What the exercise asks – Your task is to repeat the lines below exactly, excluding any pictures they contain.

Data segment –
━━━━━━━━━━━━━━━━━━━━
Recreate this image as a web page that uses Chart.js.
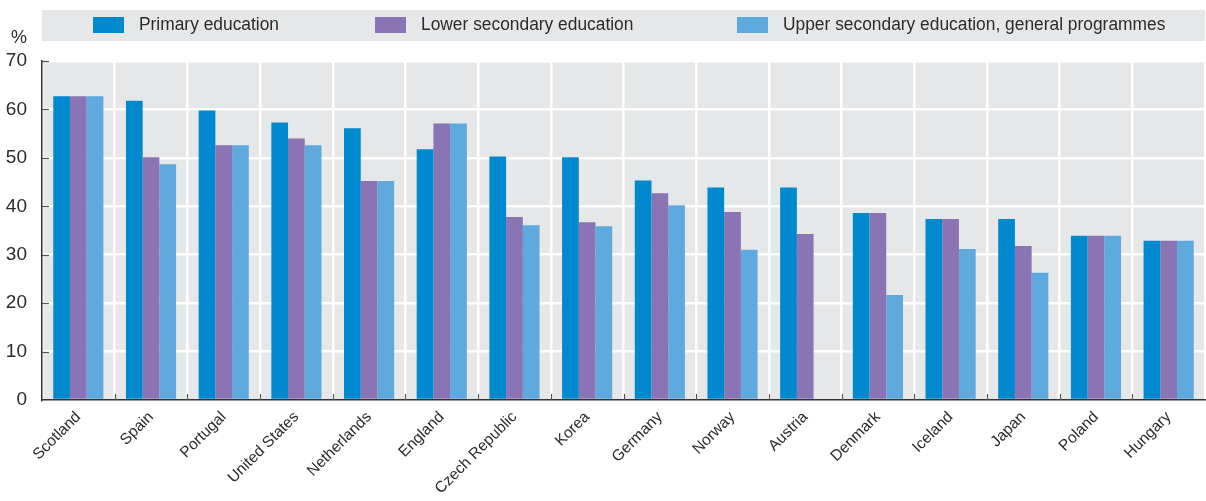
<!DOCTYPE html>
<html>
<head>
<meta charset="utf-8">
<script src="https://cdn.jsdelivr.net/npm/chart.js@4"></script>
<style>
  html, body { margin: 0; padding: 0; background: #fff; }
  #wrap { width: 1206px; height: 501px; position: relative; }
</style>
</head>
<body>
<div id="wrap"><canvas id="eduChart"></canvas></div>
<script>
// countries, sorted by primary education
var countries = ["Scotland", "Spain", "Portugal", "United States", "Netherlands", "England",
  "Czech Republic", "Korea", "Germany", "Norway", "Austria", "Denmark", "Iceland", "Japan",
  "Poland", "Hungary"];
var primary = [62.7, 61.8, 59.8, 57.3, 56.1, 51.8, 50.3, 50.1, 45.3, 43.9, 43.9, 38.6, 37.4, 37.4, 33.9, 32.9];
var lowerSecondary = [62.7, 50.1, 52.6, 54.0, 45.2, 57.1, 37.8, 36.7, 42.7, 38.8, 34.3, 38.6, 37.4, 31.8, 33.9, 32.9];
var upperSecondary = [62.7, 48.7, 52.6, 52.6, 45.2, 57.1, 36.1, 35.9, 40.2, 31.0, null, 21.7, 31.2, 26.3, 33.9, 32.9];
var yTicks = [0, 10, 20, 30, 40, 50, 60, 70];

var FONT = "'Liberation Sans Narrow', 'Arial Narrow', 'Liberation Sans', sans-serif";
var TEXT = "#2b2b2b";
var colors = ["#0089cf", "#8a74b4", "#5ea9dd"];

// grey plot background + inner tick marks
var bgPlugin = {
  id: "bg",
  beforeDraw: function (chart) {
    var c = chart.ctx, a = chart.chartArea;
    c.save();
    c.fillStyle = "#e6e7e9";
    c.fillRect(a.left, a.top, a.right - a.left, a.bottom - a.top);
    c.restore();
  },
  afterDraw: function (chart) {
    var c = chart.ctx, a = chart.chartArea;
    var y = chart.scales.y, x = chart.scales.x;
    c.save();
    c.strokeStyle = "#555";
    c.lineWidth = 1.2;
    yTicks.forEach(function (v) {
      if (v === 0) return;
      var py = Math.round(y.getPixelForValue(v)) + 0.5;
      c.beginPath();
      c.moveTo(a.left, py);
      c.lineTo(a.left + 7, py);
      c.stroke();
    });
    for (var i = 1; i < countries.length; i++) {
      var px = Math.round((x.getPixelForValue(i - 1) + x.getPixelForValue(i)) / 2) + 0.5;
      c.beginPath();
      c.moveTo(px, a.bottom);
      c.lineTo(px, a.bottom - 6);
      c.stroke();
    }
    // percent sign
    c.fillStyle = TEXT;
    c.font = "18px " + FONT;
    c.textAlign = "left";
    c.textBaseline = "middle";
    c.fillText("%", 11, 38);
    c.restore();
  }
};

// legend in a grey band at the top
var legendPlugin = {
  id: "topLegend",
  afterDraw: function (chart) {
    var c = chart.ctx;
    var a = chart.chartArea;
    var xs = [93, 375, 737];
    c.save();
    c.fillStyle = "#e6e7e9";
    c.fillRect(a.left, 10, a.right - a.left, 31);
    c.font = "18px " + FONT;
    c.textBaseline = "middle";
    c.textAlign = "left";
    chart.data.datasets.forEach(function (ds, i) {
      c.fillStyle = ds.backgroundColor;
      c.fillRect(xs[i], 17, 31, 16);
      c.fillStyle = TEXT;
      c.save();
      c.translate(xs[i] + 46, 25);
      c.scale(0.965, 1);
      c.fillText(ds.label, 0, 0);
      c.restore();
    });
    c.restore();
  }
};

var ctx = document.getElementById("eduChart").getContext("2d");
var eduChart = new Chart(ctx, {
  type: "bar",
  data: {
    labels: countries,
    datasets: [
      { label: "Primary education", data: primary, backgroundColor: colors[0] },
      { label: "Lower secondary education", data: lowerSecondary, backgroundColor: colors[1] },
      { label: "Upper secondary education, general programmes", data: upperSecondary, backgroundColor: colors[2] }
    ]
  },
  options: {
    responsive: true,
    maintainAspectRatio: false,
    animation: false,
    datasets: { bar: { categoryPercentage: 0.69, barPercentage: 1.0 } },
    layout: { padding: { top: 61, right: 1, left: 0, bottom: 0 } },
    plugins: { legend: { display: false }, tooltip: { enabled: false } },
    scales: {
      x: {
        grid: { color: "#ffffff", lineWidth: 2.5, drawTicks: false },
        border: { color: "#333", width: 1.5 },
        ticks: {
          color: TEXT, font: { family: FONT, size: 15.5 },
          minRotation: 45, maxRotation: 45, padding: 8
        },
        afterFit: function (s) { s.height = 101; }
      },
      y: {
        min: 0, max: 70,
        grid: { color: "#ffffff", lineWidth: 2.5, drawTicks: false },
        border: { color: "#333", width: 1.5 },
        ticks: {
          stepSize: 10, color: TEXT, padding: 15,
          font: { family: FONT, size: 19 }
        },
        afterFit: function (s) { s.width = 42; }
      }
    }
  },
  plugins: [bgPlugin, legendPlugin]
});
</script>
</body>
</html>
━━━━━━━━━━━━━━━━━━━━
Written solution –
Recreate this image as a web page that uses Chart.js.
<!DOCTYPE html>
<html>
<head>
<meta charset="utf-8">
<script src="https://cdn.jsdelivr.net/npm/chart.js@4"></script>
<style>
  html, body { margin: 0; padding: 0; background: #fff; }
  #wrap { width: 1206px; height: 501px; position: relative; }
</style>
</head>
<body>
<div id="wrap"><canvas id="eduChart"></canvas></div>
<script>
// countries, sorted by primary education
var countries = ["Scotland", "Spain", "Portugal", "United States", "Netherlands", "England",
  "Czech Republic", "Korea", "Germany", "Norway", "Austria", "Denmark", "Iceland", "Japan",
  "Poland", "Hungary"];
var primary = [62.7, 61.8, 59.8, 57.3, 56.1, 51.8, 50.3, 50.1, 45.3, 43.9, 43.9, 38.6, 37.4, 37.4, 33.9, 32.9];
var lowerSecondary = [62.7, 50.1, 52.6, 54.0, 45.2, 57.1, 37.8, 36.7, 42.7, 38.8, 34.3, 38.6, 37.4, 31.8, 33.9, 32.9];
var upperSecondary = [62.7, 48.7, 52.6, 52.6, 45.2, 57.1, 36.1, 35.9, 40.2, 31.0, null, 21.7, 31.2, 26.3, 33.9, 32.9];
var yTicks = [0, 10, 20, 30, 40, 50, 60, 70];

var FONT = "'Liberation Sans Narrow', 'Arial Narrow', 'Liberation Sans', sans-serif";
var TEXT = "#2b2b2b";
var colors = ["#0089cf", "#8a74b4", "#5ea9dd"];

// grey plot background + inner tick marks
var bgPlugin = {
  id: "bg",
  beforeDraw: function (chart) {
    var c = chart.ctx, a = chart.chartArea;
    c.save();
    c.fillStyle = "#e6e7e9";
    c.fillRect(a.left, a.top, a.right - a.left, a.bottom - a.top);
    c.restore();
  },
  afterDraw: function (chart) {
    var c = chart.ctx, a = chart.chartArea;
    var y = chart.scales.y, x = chart.scales.x;
    c.save();
    c.strokeStyle = "#555";
    c.lineWidth = 1.2;
    yTicks.forEach(function (v) {
      if (v === 0) return;
      var py = Math.round(y.getPixelForValue(v)) + 0.5;
      c.beginPath();
      c.moveTo(a.left, py);
      c.lineTo(a.left + 7, py);
      c.stroke();
    });
    for (var i = 1; i < countries.length; i++) {
      var px = Math.round((x.getPixelForValue(i - 1) + x.getPixelForValue(i)) / 2) + 0.5;
      c.beginPath();
      c.moveTo(px, a.bottom);
      c.lineTo(px, a.bottom - 6);
      c.stroke();
    }
    // percent sign
    c.fillStyle = TEXT;
    c.font = "18px " + FONT;
    c.textAlign = "left";
    c.textBaseline = "middle";
    c.fillText("%", 11, 38);
    c.restore();
  }
};

// legend in a grey band at the top
var legendPlugin = {
  id: "topLegend",
  afterDraw: function (chart) {
    var c = chart.ctx;
    var a = chart.chartArea;
    var xs = [93, 375, 737];
    c.save();
    c.fillStyle = "#e6e7e9";
    c.fillRect(a.left, 10, a.right - a.left, 31);
    c.font = "18px " + FONT;
    c.textBaseline = "middle";
    c.textAlign = "left";
    chart.data.datasets.forEach(function (ds, i) {
      c.fillStyle = ds.backgroundColor;
      c.fillRect(xs[i], 17, 31, 16);
      c.fillStyle = TEXT;
      c.save();
      c.translate(xs[i] + 46, 25);
      c.scale(0.965, 1);
      c.fillText(ds.label, 0, 0);
      c.restore();
    });
    c.restore();
  }
};

var ctx = document.getElementById("eduChart").getContext("2d");
var eduChart = new Chart(ctx, {
  type: "bar",
  data: {
    labels: countries,
    datasets: [
      { label: "Primary education", data: primary, backgroundColor: colors[0] },
      { label: "Lower secondary education", data: lowerSecondary, backgroundColor: colors[1] },
      { label: "Upper secondary education, general programmes", data: upperSecondary, backgroundColor: colors[2] }
    ]
  },
  options: {
    responsive: true,
    maintainAspectRatio: false,
    animation: false,
    datasets: { bar: { categoryPercentage: 0.69, barPercentage: 1.0 } },
    layout: { padding: { top: 61, right: 1, left: 0, bottom: 0 } },
    plugins: { legend: { display: false }, tooltip: { enabled: false } },
    scales: {
      x: {
        grid: { color: "#ffffff", lineWidth: 2.5, drawTicks: false },
        border: { color: "#333", width: 1.5 },
        ticks: {
          color: TEXT, font: { family: FONT, size: 15.5 },
          minRotation: 45, maxRotation: 45, padding: 8
        },
        afterFit: function (s) { s.height = 101; }
      },
      y: {
        min: 0, max: 70,
        grid: { color: "#ffffff", lineWidth: 2.5, drawTicks: false },
        border: { color: "#333", width: 1.5 },
        ticks: {
          stepSize: 10, color: TEXT, padding: 15,
          font: { family: FONT, size: 19 }
        },
        afterFit: function (s) { s.width = 42; }
      }
    }
  },
  plugins: [bgPlugin, legendPlugin]
});
</script>
</body>
</html>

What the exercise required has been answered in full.